Judge orders release of three Dartmouth ICE detainees
A federal judge ordered the release of three detainees in an Immigrations and Customs Enforcement facility in Dartmouth on Friday due to concerns of a coronavirus outbreak at the detention center.
The order for release from US District Court Judge William Young came after ICE voluntarily released six others from the Faunce Corner Road jail.
The ICE facility has come under scrutiny in the past week due to the pandemic, with detainees on strike against allegedly unsafe conditions, a federal lawsuit requesting their release, and with one nurse testing positive for Covid-19.
Commonwealth Magazine reported that none of those released have prior convictions or charges against them, and that they will be placed under house arrest and quarantined for 14 days following their release.
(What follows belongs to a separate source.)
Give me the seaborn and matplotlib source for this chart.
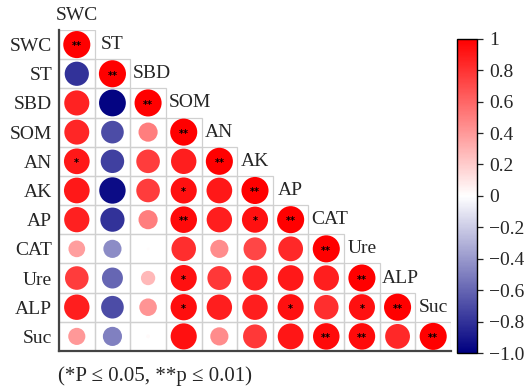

The judge is also reportedly looking at a list of 50 other detainees who may be eligible for release in the next week out of concerns about a lack of social distancing at the facility.
Detainees have been protesting conditions in which beds are just three feet apart, making it impossible to maintain the recommended six feet of distance from another person. The protest included a strike started on March 30 and a federal lawsuit filed on March 27.
The nurse tested positive for coronavirus on April 1 after she went home with a low-grade fever on March 25. She had worked an overnight shift at the ICE facility and the women’s center.
The call to release those in the ICE detention center comes as jails across the country, including in New York and Chicago, are releasing inmates to slow the spread of the virus through the prison system.
Sheriff Thomas Hodgson wrote in a tweet on Friday afternoon that he believes “everyone — inmates, ICE detainees, people in the community — are more safe during this national epidemic when those ordered behind bars by a judge remain incarcerated.”
He had previously noted that “inmates have more immediate access to medical care than the average citizen in the community.”
“Sheriff Hodgson has repeatedly argued that removal of even people who simply can’t afford to pay bail is somehow a danger to public safety,” commented Rafael Pizarro of Bristol County for Correctional Justice in a press release. “This ruling highlights that many who are incarcerated are neither violent felons, nor a danger to the public.”
“We welcome this step forward and consider it an important precedent for the future,” he added.